Most Options Traders Think Rolling a Position Is a Good Sign. Dr. Jim Says It's the Opposite.
By tastylive
Key Concepts
- DNS (Do-Nothing Strategy): The default approach for trades that are performing as expected, allowing time and probability to work.
- Managing Early: The process of closing a trade before expiration, typically applied to losers based on a pre-defined plan.
- Rolling: Extending a trade’s duration by closing the current position and opening a new one in a later cycle.
- Adjusting: Modifying strikes to manage directional bias (delta) when a trade is tested.

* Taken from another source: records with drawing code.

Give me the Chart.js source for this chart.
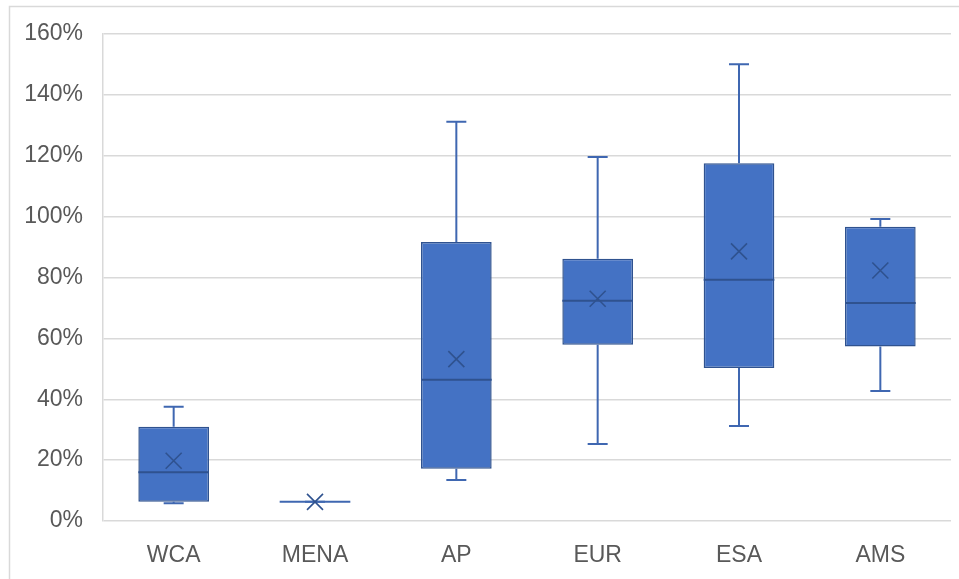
<!DOCTYPE html>
<html>
<head>
<meta charset="utf-8">
<script src="https://cdn.jsdelivr.net/npm/chart.js@4/dist/chart.umd.min.js"></script>
<style>
  html, body { margin: 0; padding: 0; background: #fff; }
  #wrap { position: relative; width: 959px; height: 579px; }
</style>
</head>
<body>
<div id="wrap"><canvas id="boxChart"></canvas></div>
<script>
// box plot statistics per region (percent)
const categories = ['WCA', 'MENA', 'AP', 'EUR', 'ESA', 'AMS'];
const minVals    = [5.8, 6.3, 13.5, 25.3, 31.2, 42.7];
const q1Vals     = [6.3, 6.3, 17.2, 57.9, 50.3, 57.3];
const medianVals = [16.0, 6.3, 46.4, 72.4, 79.3, 71.6];
const q3Vals     = [31.0, 6.3, 91.7, 86.2, 117.5, 96.7];
const maxVals    = [37.5, 6.3, 131.2, 119.6, 150.1, 99.2];
const meanVals   = [19.8, 6.3, 53.2, 73.0, 88.6, 82.3];
const yTicks     = [0, 20, 40, 60, 80, 100, 120, 140, 160];

const boxFill = '#4472C4';
const boxEdge = '#2F528F';
const whiskerColor = '#3F67B1';

//################### Outer frame ###################
const framePlugin = {
    id: 'frame',
    beforeDraw(chart) {
        const ctx = chart.ctx;
        ctx.save();
        ctx.fillStyle = '#fff';
        ctx.fillRect(0, 0, chart.width, chart.height);
        ctx.strokeStyle = '#d9d9d9';
        ctx.lineWidth = 1.5;
        ctx.strokeRect(9.5, 6.5, chart.width + 20, chart.height + 20);
        ctx.restore();
    }
};

//################### Whiskers, medians and means ###################
const boxPlotPlugin = {
    id: 'boxExtras',
    afterDatasetsDraw(chart) {
        const ctx = chart.ctx;
        const y = chart.scales.y;
        const bars = chart.getDatasetMeta(0).data;
        ctx.save();
        bars.forEach((bar, i) => {
            const x = bar.x;
            const half = bar.width / 2;
            const cap = 10;

            // whiskers
            ctx.strokeStyle = whiskerColor;
            ctx.lineWidth = 2;
            ctx.beginPath();
            ctx.moveTo(x, y.getPixelForValue(q3Vals[i]));
            ctx.lineTo(x, y.getPixelForValue(maxVals[i]));
            ctx.moveTo(x, y.getPixelForValue(q1Vals[i]));
            ctx.lineTo(x, y.getPixelForValue(minVals[i]));
            ctx.moveTo(x - cap, y.getPixelForValue(maxVals[i]));
            ctx.lineTo(x + cap, y.getPixelForValue(maxVals[i]));
            ctx.moveTo(x - cap, y.getPixelForValue(minVals[i]));
            ctx.lineTo(x + cap, y.getPixelForValue(minVals[i]));
            ctx.stroke();

            // median line
            const my = y.getPixelForValue(medianVals[i]);
            ctx.strokeStyle = q1Vals[i] === q3Vals[i] ? whiskerColor : boxEdge;
            ctx.lineWidth = 2;
            ctx.beginPath();
            ctx.moveTo(x - half, my);
            ctx.lineTo(x + half, my);
            ctx.stroke();

            // mean marker
            const ay = y.getPixelForValue(meanVals[i]);
            const s = 8;
            ctx.strokeStyle = boxEdge;
            ctx.lineWidth = 1.6;
            ctx.beginPath();
            ctx.moveTo(x - s, ay - s);
            ctx.lineTo(x + s, ay + s);
            ctx.moveTo(x + s, ay - s);
            ctx.lineTo(x - s, ay + s);
            ctx.stroke();
        });
        ctx.restore();
    }
};

const boxCtx = document.getElementById('boxChart').getContext('2d');
new Chart(boxCtx, {
    type: 'bar',
    data: {
        labels: categories,
        datasets: [{
            label: 'IQR',
            data: categories.map((c, i) => [q1Vals[i], q3Vals[i]]),
            backgroundColor: boxFill,
            borderColor: boxEdge,
            borderWidth: 1.5,
            borderSkipped: false,
            categoryPercentage: 1,
            barPercentage: 0.5
        }]
    },
    options: {
        responsive: true,
        maintainAspectRatio: false,
        animation: false,
        layout: {
            padding: { left: 0, right: 8, top: 34, bottom: 0 }
        },
        plugins: {
            legend: { display: false },
            tooltip: { enabled: false }
        },
        scales: {
            x: {
                grid: { display: false, drawTicks: false },
                border: { display: false },
                afterFit: (scale) => { scale.height = 58; },
                ticks: {
                    color: '#595959',
                    padding: 21,
                    font: { family: 'Liberation Sans', size: 23 }
                }
            },
            y: {
                min: 0,
                max: 160,
                afterBuildTicks: (scale) => {
                    scale.ticks = yTicks.map(v => ({ value: v }));
                },
                afterFit: (scale) => { scale.width = 103; },
                grid: { color: '#d9d9d9', lineWidth: 1.5, drawTicks: false },
                border: { display: true, color: '#d9d9d9', width: 1.5 },
                ticks: {
                    color: '#595959',
                    padding: 20,
                    font: { family: 'Liberation Sans', size: 23 },
                    callback: (v) => v + '%'
                }
            }
        }
    },
    plugins: [framePlugin, boxPlotPlugin]
});
</script>
</body>
</html>
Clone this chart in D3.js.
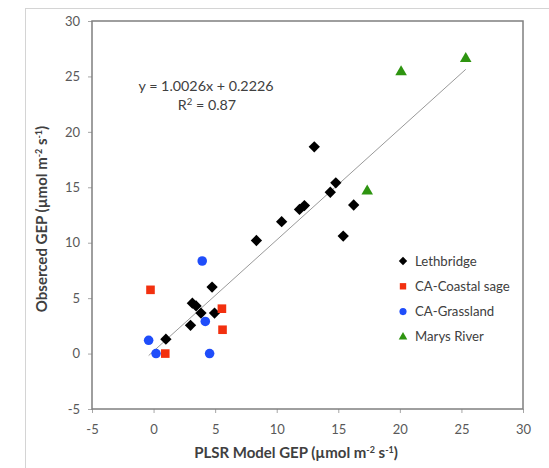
<!DOCTYPE html>
<html>
<head>
<meta charset="utf-8">
<script src="https://cdn.jsdelivr.net/npm/d3@7"></script>
<style>
  body { margin: 0; background: #fff; }
  text { font-family: Lato, "Open Sans", sans-serif; }
</style>
</head>
<body>
<svg id="screen" width="549" height="468"></svg>
<script>
// tick labels
const xTicks = [-5, 0, 5, 10, 15, 20, 25, 30];
const yTicks = [-5, 0, 5, 10, 15, 20, 25, 30];

// series values, [model, observed]
const lethbridge = [[1.0, 1.3], [3.0, 2.55], [3.15, 4.55], [3.45, 4.3], [3.85, 3.65], [4.95, 3.65],
  [4.75, 6.0], [8.35, 10.2], [10.4, 11.9], [11.85, 13.0], [12.25, 13.35], [13.05, 18.65],
  [14.35, 14.55], [14.8, 15.4], [15.4, 10.6], [16.25, 13.4]];
const coastalSage = [[-0.25, 5.75], [5.55, 4.05], [5.6, 2.15], [0.95, 0.0]];
const grassland = [[3.95, 8.35], [4.2, 2.9], [-0.4, 1.2], [0.2, 0.0], [4.55, 0.0]];
const marysRiver = [[17.35, 14.65], [20.1, 25.4], [25.35, 26.6]];

const seriesNames = ["Lethbridge", "CA-Coastal sage", "CA-Grassland", "Marys River"];
const fit = { slope: 1.0026, intercept: 0.2226, r2: 0.87 };

const series = [
  { name: seriesNames[0], pts: lethbridge, color: "#000000", sym: "diamond" },
  { name: seriesNames[1], pts: coastalSage, color: "#f2300f", sym: "square" },
  { name: seriesNames[2], pts: grassland, color: "#1f4dfa", sym: "circle" },
  { name: seriesNames[3], pts: marysRiver, color: "#2e9410", sym: "triangle" }
];

const svg = d3.select("#screen");

const x = d3.scaleLinear().domain([-5, 30]).range([92, 523]);
const y = d3.scaleLinear().domain([-5, 30]).range([409, 21]);

// outer chart frame
svg.append("rect")
  .attr("x", 25.5).attr("y", 8.5).attr("width", 560).attr("height", 500)
  .attr("fill", "none").attr("stroke", "#d4d4d4").attr("stroke-width", 1);

function symbolPath(sym, big) {
  const k = big ? 1 : 0.55;
  if (sym === "diamond") return d3.symbol(d3.symbolSquare, 64 * k)();
  if (sym === "square") return d3.symbol(d3.symbolSquare, 74 * k)();
  if (sym === "circle") return d3.symbol(d3.symbolCircle, 72 * k)();
  return d3.symbol(d3.symbolTriangle, 58 * k)();
}

// axes
const xAxis = svg.append("g")
  .attr("transform", "translate(0,409)")
  .call(d3.axisBottom(x).tickValues(xTicks).tickFormat(d => String(d)).tickSize(4).tickPadding(12));
const yAxis = svg.append("g")
  .attr("transform", "translate(92,0)")
  .call(d3.axisLeft(y).tickValues(yTicks).tickFormat(d => String(d)).tickSize(4).tickPadding(8));

[xAxis, yAxis].forEach(a => {
  a.select(".domain").remove();
  a.selectAll(".tick line").attr("stroke", "#a6a6a6");
  a.selectAll(".tick text")
    .attr("fill", "#595959")
    .style("font-size", "13px")
    .style("font-family", "Lato, sans-serif");
});

// plot frame
svg.append("rect")
  .attr("x", x(-5)).attr("y", y(30))
  .attr("width", x(30) - x(-5)).attr("height", y(-5) - y(30))
  .attr("fill", "none").attr("stroke", "#7f7f7f").attr("stroke-width", 1.5);

// trend line over the data range
const allX = series.flatMap(s => s.pts.map(p => p[0]));
const xMin = d3.min(allX), xMax = d3.max(allX);
svg.append("line")
  .attr("x1", x(xMin)).attr("y1", y(fit.slope * xMin + fit.intercept))
  .attr("x2", x(xMax)).attr("y2", y(fit.slope * xMax + fit.intercept))
  .attr("stroke", "#999999").attr("stroke-width", 1);

// points
series.forEach(s => {
  svg.append("g").selectAll("path")
    .data(s.pts)
    .enter()
    .append("path")
    .attr("d", symbolPath(s.sym, true))
    .attr("transform", d => "translate(" + x(d[0]) + "," + y(d[1]) + ")" + (s.sym === "diamond" ? " rotate(45)" : ""))
    .attr("fill", s.color);
});

// equation
svg.append("text")
  .attr("x", 206).attr("y", 91)
  .attr("text-anchor", "middle")
  .attr("fill", "#404040")
  .style("font-size", "14.3px")
  .text("y = " + fit.slope.toFixed(4) + "x + " + fit.intercept.toFixed(4));
const r2 = svg.append("text")
  .attr("x", 207).attr("y", 110)
  .attr("text-anchor", "middle")
  .attr("fill", "#404040")
  .style("font-size", "14.3px");
r2.append("tspan").text("R");
r2.append("tspan").attr("dy", -5).style("font-size", "9.5px").text("2");
r2.append("tspan").attr("dy", 5).text(" = " + fit.r2.toFixed(2));

// legend
const legend = svg.append("g").selectAll("g")
  .data(series)
  .enter()
  .append("g")
  .attr("transform", (d, i) => "translate(403," + (261 + i * 25.3) + ")");
legend.append("path")
  .attr("d", d => symbolPath(d.sym, false))
  .attr("transform", d => d.sym === "diamond" ? "rotate(45)" : "")
  .attr("fill", d => d.color);
legend.append("text")
  .attr("x", 12).attr("y", 4.5)
  .attr("fill", "#404040")
  .style("font-size", "13.2px")
  .text(d => d.name);

// axis titles
function unitTitle(sel, lead) {
  sel.append("tspan").text(lead + " (\u00b5mol m");
  sel.append("tspan").attr("dy", -5).style("font-size", "9px").text("-2");
  sel.append("tspan").attr("dy", 5).text(" s");
  sel.append("tspan").attr("dy", -5).style("font-size", "9px").text("-1");
  sel.append("tspan").attr("dy", 5).text(")");
}
const xt = svg.append("text")
  .attr("x", 296).attr("y", 458)
  .attr("text-anchor", "middle")
  .attr("fill", "#404040")
  .style("font-size", "15px").style("font-weight", "bold");
unitTitle(xt, "PLSR Model GEP");
const yt = svg.append("text")
  .attr("transform", "translate(47,219) rotate(-90)")
  .attr("text-anchor", "middle")
  .attr("fill", "#404040")
  .style("font-size", "15px").style("font-weight", "bold");
unitTitle(yt, "Obserced GEP");
</script>
</body>
</html>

- Whipsaw Risk: The risk that after adjusting a position, the market reverses, causing the previously "untested" side to become "tested."
- Extrinsic Value: The portion of an option's premium that is not intrinsic value; it represents the time value and volatility component.
- Delta Neutralization: The act of adjusting a position to reduce directional exposure.
1. Defensive Maneuvers: Managing, Rolling, and Adjusting
The speaker emphasizes that managing, rolling, and adjusting are defensive tactics used only when a trade is not performing as intended. When a trade is working, the "Do-Nothing Strategy" (DNS) is preferred to allow theta (time decay) and probabilities to play out.
2. Managing Losing Trades
When a trade becomes a loser, the trader must adhere to a pre-established plan rather than reacting emotionally.
- Defined Risk: If the plan is to exit at 2x or 3x the credit received, the trader should execute that exit immediately upon hitting the target.
- Discipline: The speaker argues that how a trader handles losing trades is the primary factor in long-term success.
3. Rolling Positions
Rolling involves moving a position from the current expiration cycle to a future one, typically the next monthly cycle.
- Timing: The optimal time to roll is generally around 21 days to expiration (DTE).
- Defined vs. Undefined Risk:
- Undefined Risk (e.g., Strangles): These can almost always be rolled for a credit because the trader is compensated for taking on additional time and risk.
- Defined Risk (e.g., Vertical Spreads): If the position is deep in the money, rolling may require paying a debit. The speaker advises against paying a debit to roll; instead, hold the trade to expiration and accept the potential max loss.
4. Adjusting Strikes (Managing Directional Bias)
Adjustments are used to control directional exposure, particularly in strategies like short strangles.
- The Process: If the market moves toward the short call, the trader becomes increasingly bearish. To mitigate this, the trader "rolls up" the untested put side. This brings in additional credit, improves the break-even point on the tested side, and reduces the overall directional bias.
- When to Adjust:
- Standard Approach: Wait until the strike is actually hit by the market price.
- Conservative Approach: Wait until the break-even point is hit (reduces whipsaw risk but may result in less favorable pricing).
- Magnitude of Adjustment: Traders typically aim to reduce their directional bias by 30% to 50%. A 30% reduction maintains a slight directional lean, while a 50% reduction moves the position closer to a neutral (delta-neutral) state.
5. Key Considerations and Risks
- Whipsaw Risk: A significant danger when adjusting. If the market reverses after an adjustment, the previously untested side may become the new tested side.
- Duration over Direction: The ultimate goal of these defensive maneuvers is to prioritize the duration of the trade over the direction of the market, increasing the probability of success over the long term.
Synthesis/Conclusion
The core takeaway is that professional trading requires a clear distinction between "winning" trades (which require patience and the DNS) and "losing" or "tested" trades (which require systematic defense). By utilizing pre-defined exit points, rolling at 21 DTE, and adjusting strikes to neutralize delta, traders can survive market volatility and ensure longevity in their trading careers. As the speaker notes, these tactics are designed to keep the "dream alive" by focusing on statistical probability rather than directional guessing.